I was not disappointed. The docent at the desk informed me that, in the church basement, there was a video playing of one of Dr. King's siblings telling the story of her brother and her family's involvement in the life of Ebenezer Baptist. King's father was the pastor and his mother was the organist and choir director. When Martin Luther King, Jr. was a child, he used to love to sing. He would grow up to be the co-pastor of the church with his father from 1960 to his death in 1968. The video also told the story of how violence rocked their church about six years after Rev. Dr. King's assisination. It was a Sunday morning. Dr. King's mother had just finished playing and they were starting prayers in the church when a man stood up on one of the pews, announced he was taking over, and began shooting. King's mother was killed in the melee along with a deacon. The 23-year-old who did the shooting said he did it because he was opposed to Christianity.
With that in my head, I ascended the steps to the sanctuary. There was only me, and one other couple. They left fairly soon after I got there, which gave me the entire space to myself. Me, an empty sanctuary with flowers and an old-fashioned microphone on the pulpit and the recording of the Rev. Dr. King's sermon, "The Drum Major Instict."

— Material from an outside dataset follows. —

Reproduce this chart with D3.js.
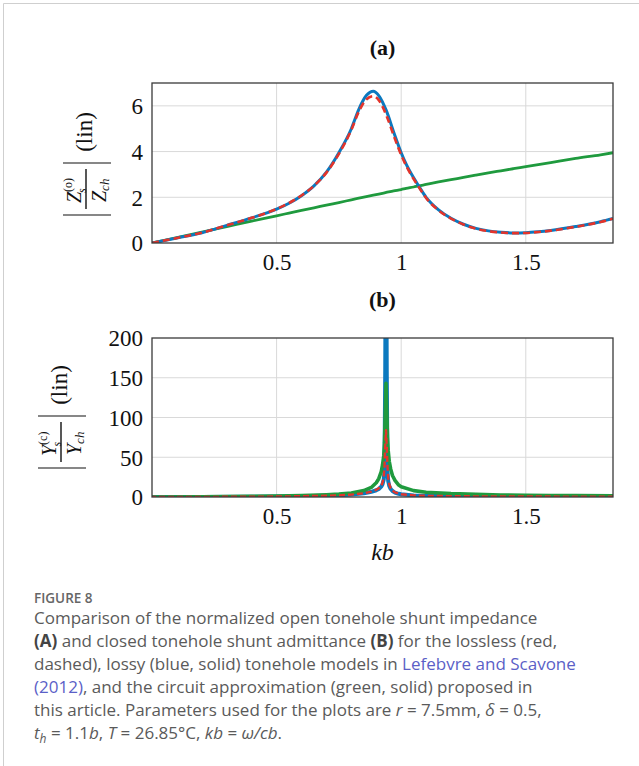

I was deeply moved as I sat and listened to his voice filling the air. I knew the Scripture passage well, the moment in which the brothers are arguing and asking Jesus to give them the seats of honor on his left side and the right side. It is a moment in Jesus' ministry where I often wonder, "Did these guys who were following him here, there and everywhere have a clue as to what he was doing?" The presumption of these two guys, John and James, that they could ask Jesus to make them first ahead of the other disciples is pretty amazing, and yet, pretty typical of so many of us. That's what Rev. Dr. King referred to as "the Drum Major instinct." I sat at times with eyes closed as I took in how Dr. King put this tale into his modern day situation in 1968. People putting themselves into financial crises by attempting to live beyond their means. Nations putting themselves and their people at-risk by asserting that their way is superior to the way of other nations. Racism, and how poor whites had deluded themselves into believing they are superior to blacks while suffering under the same oppression and injustice plaguing communities of color. And he turned his own sights back to Jesus for the role model of what real leadership looks like. I wept as I heard Dr. King say of himself that at his funeral he didn't want anyone to go on and on about him. He didn't want to be known for the many accolades he had accumulated. He didn't want them to talk about his Nobel Peace Prize.
"Tell them I tried to love and serve humanity."
Little did he know, he was preaching his own eulogy. His wife requested that this sermon be played at his funeral.
Little did I know this mission to find and visit his church would leave such an impression on me. I heard in his sermon many things I have felt for myself as one who has kept plugging away at the struggle for equality particularly for LGBTQI people. I don't work for justice so that I can get awards. I work for justice because I can't feel comfortable knowing that others are struggling. Yes, we have finally achieved marriage equality in Florida. But people are still able to be fired from their jobs if they get married to their same-gender partner. The Roman Catholic diocese in South Florida has made it clear to all its employees to "beware" of making public comments on social media about the marriage issue that might "contradict" traditional Roman Catholic doctrine. The Episcopal diocese of Florida has not even acknowledged that there has been this sea change in the civil marriage laws. We have made progress. But this march is far from over. And so I'm lacing up my shoes, ready to walk the path that is laid before me.